MADRID, November 5 (RIA Novosti) — Catalonia will send a complaint to the UN and several European international organizations against the Spanish government, which prohibited carrying out an independence referendum in the administrative region, EFE news agency reported Wednesday.
The complaint was signed by several Catalan parliament members, as well as mayors of Catalan cities. The document will be sent to the UN, the European Parliament, the European Commission, the Council of Europe, and the Organization for Security and Co-operation in Europe (OSCE) in the nearest future.
In the statement, the Catalan politicians said that “Catalan people, based on the democratic laws of political, juridical, and sovereign nature have a right to self-determine their political future”.
“Spanish position contradicts the right and the international practice of the democratic multicultural counties. There is no political will from the Spanish side to establish a dialogue and hold talks,” the document stated.
The Convergence and Union party member said in the parliament that those politicians who signed the document represent the majority of the Catalan population.
On September 27, Catalan President Artur Mas signed a decree scheduling Catalonia's independence referendum for November 9. The Spanish government announced that it would block the motion by appealing to the Constitutional Court.
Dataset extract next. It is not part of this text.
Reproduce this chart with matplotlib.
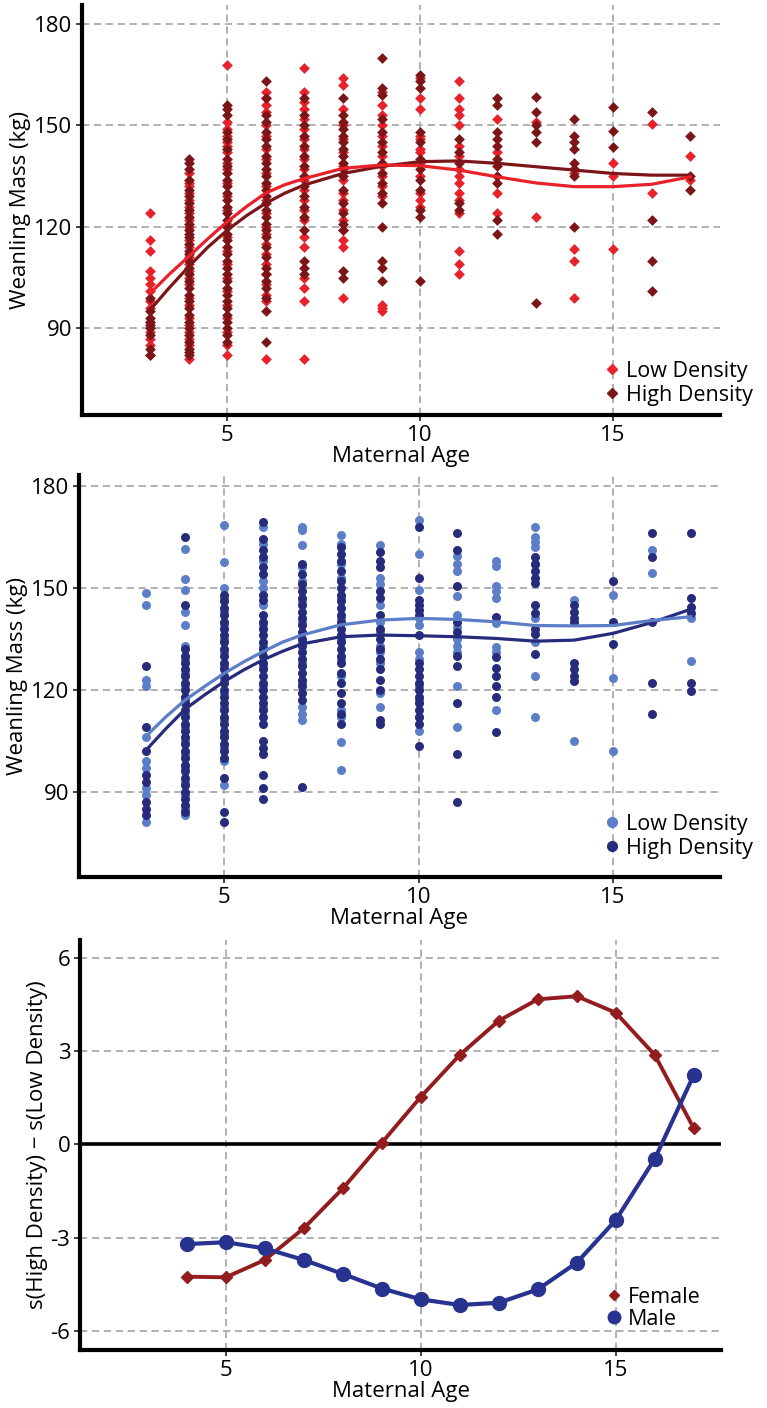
import matplotlib
matplotlib.use('Agg')
import matplotlib.pyplot as plt
from matplotlib.lines import Line2D

plt.rcParams['font.family'] = ['Open Sans', 'DejaVu Sans']
plt.rcParams['axes.unicode_minus'] = False

# ---- panel 1: females, weanling mass by maternal age ----
ages = list(range(3, 18))

fem_low = {
    3: [124, 116, 113, 107, 105, 103, 101, 98, 96, 92, 89, 87, 85, 82],
    4: [136, 133, 132, 130, 128, 126, 124, 122, 120, 116, 114, 111, 109, 107, 105, 103, 99, 97, 93, 91, 89, 87, 85, 81],
    5: [168, 151, 149, 147, 145, 144, 142, 139, 137, 133, 129, 125, 121, 117, 113, 109, 105, 101, 97, 93, 89, 85, 82],
    6: [160, 158, 156, 154, 150, 147, 143, 140, 136, 132, 128, 124, 120, 118, 115, 112, 109, 106, 103, 100, 98, 81],
    7: [167, 160, 157, 155, 152, 149, 146, 143, 140, 137, 134, 131, 128, 125, 122, 117, 114, 105, 102, 98, 81],
    8: [164, 162, 155, 150, 146, 142, 138, 134, 130, 128, 125, 122, 119, 116, 114, 99],
    9: [160, 156, 153, 150, 147, 144, 141, 138, 135, 132, 129, 97, 96, 95],
    10: [164, 158, 155, 147, 146, 143, 142, 139, 135, 130, 128, 126],
    11: [163, 158, 155, 153, 150, 144, 141, 137, 135, 133, 130, 128, 124, 113, 109, 106],
    12: [152, 142, 130, 124],
    13: [151, 123],
    14: [137, 136, 113.5, 110, 99],
    15: [139, 135, 113.5],
    16: [150.5, 130],
    17: [141, 134],
}
fem_high = {
    3: [99, 95, 93, 92, 91, 90, 88, 84, 82],
    4: [140, 139, 137, 134, 131, 129, 127, 125, 123, 121, 119, 118, 117, 115, 113, 112, 110, 108, 106, 104, 102, 100, 98, 96, 94, 92, 90, 88, 86, 84, 83, 82],
    5: [156, 155, 153, 148, 146, 143, 140, 138, 136, 134, 132, 130, 128, 126, 124, 122, 120, 118, 116, 114, 112, 110, 108, 106, 104, 102, 100, 98, 96, 94, 92, 90, 88, 86],
    6: [163, 158, 153, 151, 148, 146, 144, 141, 139, 137, 135, 133, 131, 129, 127, 125, 123, 121, 119, 117, 114, 111, 108, 106, 104, 102, 99, 95, 86],
    7: [158, 153, 150, 147, 144, 141, 138, 135, 132, 129, 126, 123, 119, 110, 108, 106],
    8: [158, 153, 151, 149, 147, 145, 143, 141, 139, 137, 135, 131, 127, 124, 121, 119, 107, 105],
    9: [170, 161, 159, 152, 148, 145, 142, 139, 136, 133, 130, 127, 120, 110, 108, 104],
    10: [165, 163, 161, 148, 145, 140, 137, 134, 131, 125, 123, 104],
    11: [146, 142, 139, 127, 125],
    12: [158, 156, 148, 146, 144, 140, 138, 135, 133, 122, 118],
    13: [158.5, 154, 150, 148, 145, 97.5],
    14: [152, 147, 145, 143, 139, 137, 135, 120],
    15: [155.5, 148.5, 143.5],
    16: [154, 122, 110, 101],
    17: [147, 135, 131],
}

# fitted curves (read at half-year steps early, yearly later)
fit_age = [3, 3.5, 4, 4.5, 5, 5.5, 6, 6.5, 7, 8, 9, 10, 11, 12, 13, 14, 15, 16, 17]
fem_low_fit = [100.3, 106, 111.2, 116.5, 121.5, 126, 130, 132.5, 134.3, 137.3, 138.3, 138.1, 136.8, 134.8, 133, 131.9, 131.9, 132.6, 134.8]
fem_high_fit = [95.4, 102, 108.2, 114, 119, 123.3, 127, 130, 132.4, 135.8, 137.9, 139.3, 139.5, 138.8, 137.8, 136.8, 135.8, 135.3, 135.3]

# ---- panel 2: males ----
male_low = {
    3: [148.5, 145, 123, 121, 106, 99, 97, 91, 89, 81],
    4: [161.5, 152.5, 149.5, 143, 139, 133, 129, 125, 121, 117, 113, 109, 105, 101, 97, 93, 89, 85, 83],
    5: [168.5, 157.5, 150, 147, 143, 139, 135, 131, 127, 123, 119, 115, 111, 107, 103, 99, 92],
    6: [168, 163, 158, 152, 150, 145, 139, 133, 127, 121, 115],
    7: [168, 167, 162.5, 156, 152, 146, 140, 134, 128, 122, 115, 113, 111],
    8: [165.5, 163, 157, 153, 147, 141, 135, 129, 124, 114, 112, 104.5, 96.5],
    9: [162.5, 153, 151, 145, 140, 137, 133, 131, 128, 119, 115],
    10: [170, 160, 149.5, 141, 139, 131, 129, 121, 117, 112, 108],
    11: [159.5, 157, 155, 147.5, 142, 138.5, 135, 133, 131, 121, 109],
    12: [158, 156.5, 150.5, 149, 147, 139.5, 132.5, 131, 114],
    13: [168, 165, 163.5, 162, 157, 141, 134, 124, 112],
    14: [146.5, 105],
    15: [148, 123.5, 102],
    16: [161, 154.5],
    17: [141, 128.5],
}
male_high = {
    3: [127, 109, 102, 95, 93, 87, 85, 83],
    4: [165, 145, 132, 130, 128, 126, 124, 122, 120, 118, 116, 114, 112, 110, 108, 106, 104, 102, 100, 98, 96, 94, 92, 90, 88, 86, 84],
    5: [148, 146, 144, 142, 140, 138, 136, 134, 132, 130, 128, 126, 124, 122, 120, 118, 116, 114, 112, 110, 108, 106, 104, 102, 100, 94, 84, 81],
    6: [169.5, 164.5, 161, 159, 156, 154, 148, 146.5, 142, 140, 138, 136, 134, 132, 130, 128, 126, 124, 122, 120, 118, 116, 114, 112, 110, 105, 103, 101, 95, 91, 88],
    7: [157, 154, 151, 149, 147, 145, 143, 141, 139, 137, 135, 133, 131, 129, 127, 125, 123, 121, 119, 117, 91.5],
    8: [162, 160, 158, 155, 152, 150, 148, 146, 144, 142, 140, 138, 136, 134, 132, 130, 128, 125, 122, 119, 116, 113, 110],
    9: [160.5, 158, 156, 149, 147, 142, 138, 135, 132, 129, 126, 123, 120, 111, 110],
    10: [168, 153, 146.5, 145, 143.5, 142, 136, 128, 126, 124, 122, 120, 118, 116, 114, 112, 110, 103.5],
    11: [166, 161, 150.5, 140, 137, 130, 127, 116, 101, 87],
    12: [141.5, 129.5, 126.5, 124, 121, 118, 107.5],
    13: [159, 157, 155, 153, 151.5, 145, 142.5, 138, 136.5, 130.5],
    14: [145, 143, 141, 140, 128, 126, 124, 122.5],
    15: [152, 140, 133.5],
    16: [166, 159, 140, 122, 113],
    17: [166, 147, 144.5, 142.5, 122, 119.5],
}
male_low_fit = [106.4, 112, 117, 121, 124.8, 128.2, 131.2, 134, 136.1, 139.1, 140.5, 141, 140.7, 140, 138.9, 138.8, 138.9, 140.4, 141.5]
male_high_fit = [102.3, 108.5, 114.3, 118.5, 122.4, 125.8, 128.8, 131.3, 133.5, 135.6, 136.1, 135.9, 135.6, 135.1, 134.3, 134.6, 136.6, 139.8, 143.7]

# ---- panel 3: difference of smooths ----
diff_age = list(range(4, 18))
diff_female = [-4.26, -4.28, -3.72, -2.70, -1.42, 0.05, 1.53, 2.88, 3.98, 4.67, 4.77, 4.24, 2.88, 0.52]
diff_male = [-3.21, -3.15, -3.35, -3.72, -4.17, -4.64, -4.99, -5.17, -5.10, -4.67, -3.81, -2.44, -0.47, 2.23]

c_flow, c_fhigh = '#e8212a', '#7c1518'
c_mlow, c_mhigh = '#5b7ec7', '#262b7c'
c_fem, c_male = '#931c1e', '#283390'

W, H = 767, 1408
fig = plt.figure(figsize=(W / 100, H / 100), dpi=100)


def add_axes(left, top, right, bottom):
    return fig.add_axes([left / W, 1 - bottom / H, (right - left) / W, (bottom - top) / H])


def style(ax, xlim, ylim, yticks):
    ax.set_xlim(*xlim)
    ax.set_ylim(*ylim)
    ax.set_xticks([5, 10, 15])
    ax.set_yticks(yticks)
    for s in ['top', 'right']:
        ax.spines[s].set_visible(False)
    for s in ['left', 'bottom']:
        ax.spines[s].set_linewidth(3)
    ax.grid(True, color='#aaaaaa', linestyle=(0, (4, 2.6)), linewidth=1.3)
    ax.set_axisbelow(True)
    ax.tick_params(direction='out', length=4, width=1.3, labelsize=16, pad=3, color='#333333')
    ax.set_xlabel('Maternal Age', fontsize=16, labelpad=0)


def scatter_groups(ax, low, high, marker, size, clow, chigh):
    for a in ages:
        ax.scatter([a] * len(low[a]), low[a], marker=marker, s=size, color=clow, linewidths=0, zorder=2)
        ax.scatter([a] * len(high[a]), high[a], marker=marker, s=size, color=chigh, linewidths=0, zorder=2)


# panel 1
ax1 = add_axes(82, 5, 720, 415)
style(ax1, (1.24, 17.77), (64.4, 185.6), [90, 120, 150, 180])
scatter_groups(ax1, fem_low, fem_high, 'D', 30, c_flow, c_fhigh)
ax1.plot(fit_age, fem_high_fit, color=c_fhigh, lw=2.3, zorder=3)
ax1.plot(fit_age, fem_low_fit, color=c_flow, lw=2.3, zorder=3)
ax1.set_ylabel('Weanling Mass (kg)', fontsize=16, labelpad=2)
h1 = [Line2D([], [], ls='none', marker='D', ms=5.5, color=c_flow),
      Line2D([], [], ls='none', marker='D', ms=5.5, color=c_fhigh)]
ax1.legend(h1, ['Low Density', 'High Density'], loc='upper left', frameon=False,
           bbox_to_anchor=(595 / W, 1 - 350 / H), bbox_transform=fig.transFigure,
           fontsize=15.5, handlelength=0.6, handletextpad=0.35, labelspacing=0.15, borderpad=0)

# panel 2
ax2 = add_axes(79, 475, 720, 877)
style(ax2, (1.27, 17.75), (64.9, 183.2), [90, 120, 150, 180])
scatter_groups(ax2, male_low, male_high, 'o', 42, c_mlow, c_mhigh)
ax2.plot(fit_age, male_high_fit, color=c_mhigh, lw=2.3, zorder=3)
ax2.plot(fit_age, male_low_fit, color=c_mlow, lw=2.3, zorder=3)
ax2.set_ylabel('Weanling Mass (kg)', fontsize=16, labelpad=2)
h2 = [Line2D([], [], ls='none', marker='o', ms=7, color=c_mlow),
      Line2D([], [], ls='none', marker='o', ms=7, color=c_mhigh)]
ax2.legend(h2, ['Low Density', 'High Density'], loc='upper left', frameon=False,
           bbox_to_anchor=(595 / W, 1 - 803 / H), bbox_transform=fig.transFigure,
           fontsize=15.5, handlelength=0.6, handletextpad=0.35, labelspacing=0.15, borderpad=0)

# panel 3
ax3 = add_axes(80, 940, 721, 1350)
style(ax3, (1.26, 17.7), (-6.62, 6.58), [-6, -3, 0, 3, 6])
ax3.axhline(0, color='black', lw=2.6, zorder=1.5)
ax3.plot(diff_age, diff_female, color=c_fem, lw=2.8, marker='D', ms=6.5, zorder=3)
ax3.plot(diff_age, diff_male, color=c_male, lw=3, marker='o', ms=10, zorder=3)
ax3.set_ylabel('s(High Density) \u2212 s(Low Density)', fontsize=16, labelpad=2)
h3 = [Line2D([], [], ls='none', marker='D', ms=5.5, color=c_fem),
      Line2D([], [], ls='none', marker='o', ms=9, color=c_male)]
ax3.legend(h3, ['Female', 'Male'], loc='upper left', frameon=False,
           bbox_to_anchor=(597 / W, 1 - 1276 / H), bbox_transform=fig.transFigure,
           fontsize=15.5, handlelength=0.6, handletextpad=0.35, labelspacing=0.05, borderpad=0)

fig.savefig('out.png', dpi=100)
On September 29, the court suspended the referendum declaring it illegal.
Artur Mas then stated that the voting in November will not be carried out as an official referendum, but rather as a questionnaire to find out public opinion.
However, the Spanish government had asked the court to block the so-called consultation of citizens called by Catalan regional government as a way to get around the court's September suspension of an official referendum on secession. On Tuesday, the constitutional court declared the alternative vote illegal too.
According to the poll, conducted by Metroscopia opinion research center in October, 44 percent of Catalans plan to vote for independence and 42 percent – for the autonomy to remain within Spain.
Catalonia is a Spanish region with high level of cultural and political autonomy and its own regional parliament. It has a population of about 7.5 million people, and accounts for a quarter of Spanish taxes.
Separatist tendencies have been fueled by the economic crisis in Europe, as the region managed to recover faster than the rest of the country from the recession and even helped the central government to resuscitate the economy.